If it’s about causing awareness of your product or chosen service, that can be achieved by producing a great story that’s likely to resonate. You can butter up the room with a great story, finish with a takeaway, and then making it really clear and clean how people can contact you.

Leaving your contact information up, and letting it linger during Q&A, is effective.

They won’t remember 80% of what you say, they’ll remember 100% of what they feel

Special attention must be taken to your top 3 takeaways. These three items get recorded in notebooks and are commonly recycled for lunch and learns back at the office. The more concise and explainable they are, the better.

More than 80% of the audience won’t remember what you said. They can’t possibly.

But 100% will remember what they feel.

If you cause them to feel inspired, that something is possible, that a new opportunity has arisen – if you’re credible while doing it – you can leave an impressions. You’ll cause greater recall of your three main bullet points.

This can be done with imagery on slides. It can be done with the intonation of your voice. It can be done with the stories you choose to tell.

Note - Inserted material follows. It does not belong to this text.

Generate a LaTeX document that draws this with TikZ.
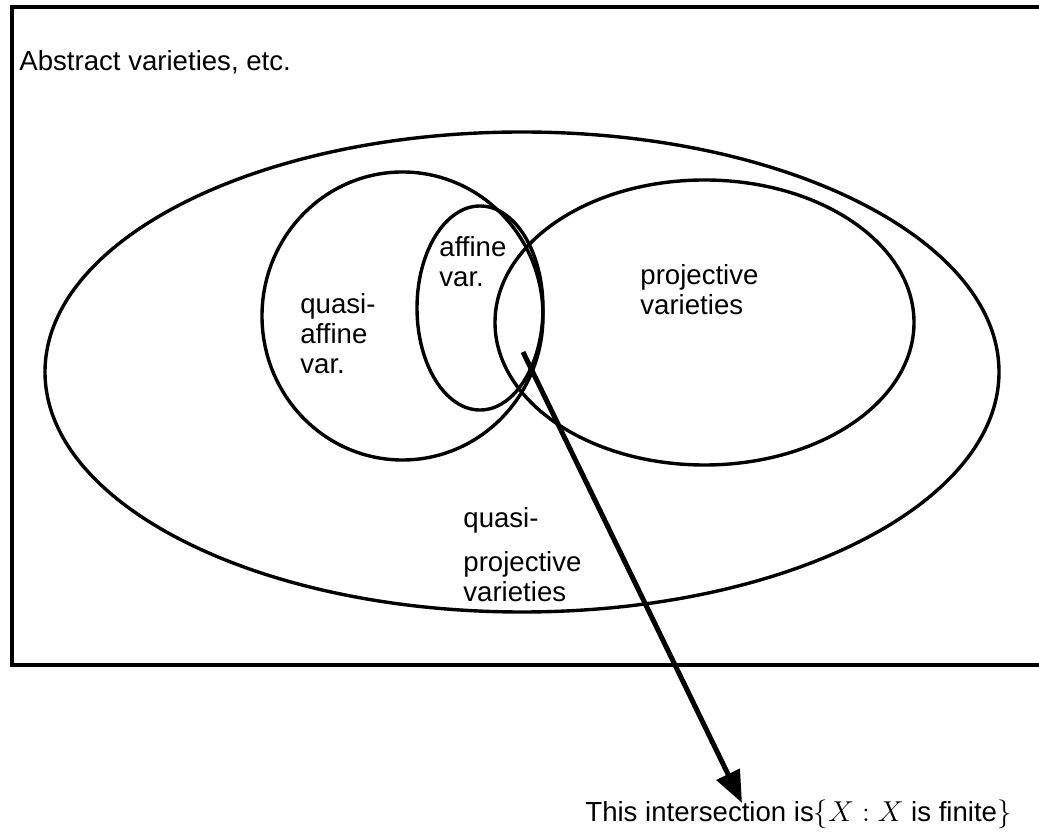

Leave them with a feeling.

Assume Heterogeneity

Assume that 15.9% have no background in the topic, 15.9% are experts, and that 68.2% know a mix of nothing and everything.

Whether you’re going to follow the dramatic structure or the Minto Method, manage that heterogeneity.

Spend no more than 15.9% of the time on landscape. If other speakers have already talked about landscapes, adjust your talk. Spend even less time on landscape. Spend more time on the meat of your talk.

Bring everybody along. Start with simple ideas and stories. Build from there.

It’s an open question on how much time do you spend with experts.

I haven’t nailed this.

This may be nailed by embedding a tertiary track into the slides. (But I don’t know.)

If you’ve figured this out, please tell me.

Heuristics for (Data Conference) Programmers:

Shilling doesn’t work

Audiences love success stories. Audiences love hearing about successes that are repeatable thanks to a specific vendor technology. Those types of stories really work.

Commercials should be restricted to 15 minutes. And make it clear that those are commercials.

Thank the sponsors for their commercials.

Lots of introverts

Many practitioners that work with data are introverted. They skew introverted. Many of them have not pursued a life of public speaking.

Most have not pursued public speaking training.

And public speaking unto itself is hard. Nobody likes to set themselves up for such massive public failure.

Unlike other types of conferences, you’ll have to work pretty hard to get the practitioners to step forward and tell their stories.

It’s worth digging.

Panels

Panels are great because they distribute risk.

Panels are bad because they can distribute too much risk.

Panels can cause interesting people to appear boring.

Panels can cause interesting people to appear far more interesting than they really are.

But they’re wickedly hard to plan for.

Don’t over-plan.

Do bring out the best in each panelist.

Don’t promote a monkey knife fight.

Do enable spirited debate.

Controversy is good.

If you’ve figured out how to nail this, please tell me.

Audience and Speakers

Speakers should be briefed on who the audience is designed to attract, and their general knowledge level.

Audiences are more than brand names and titles.

It’s 50/50 whether or not a speaker can or will adjust their stories based on the audience.

I haven’t nailed this. If you know how, please tell me.

Conclusion

Programming data conferences is damn hard.

And I salute those who speak, and those who program.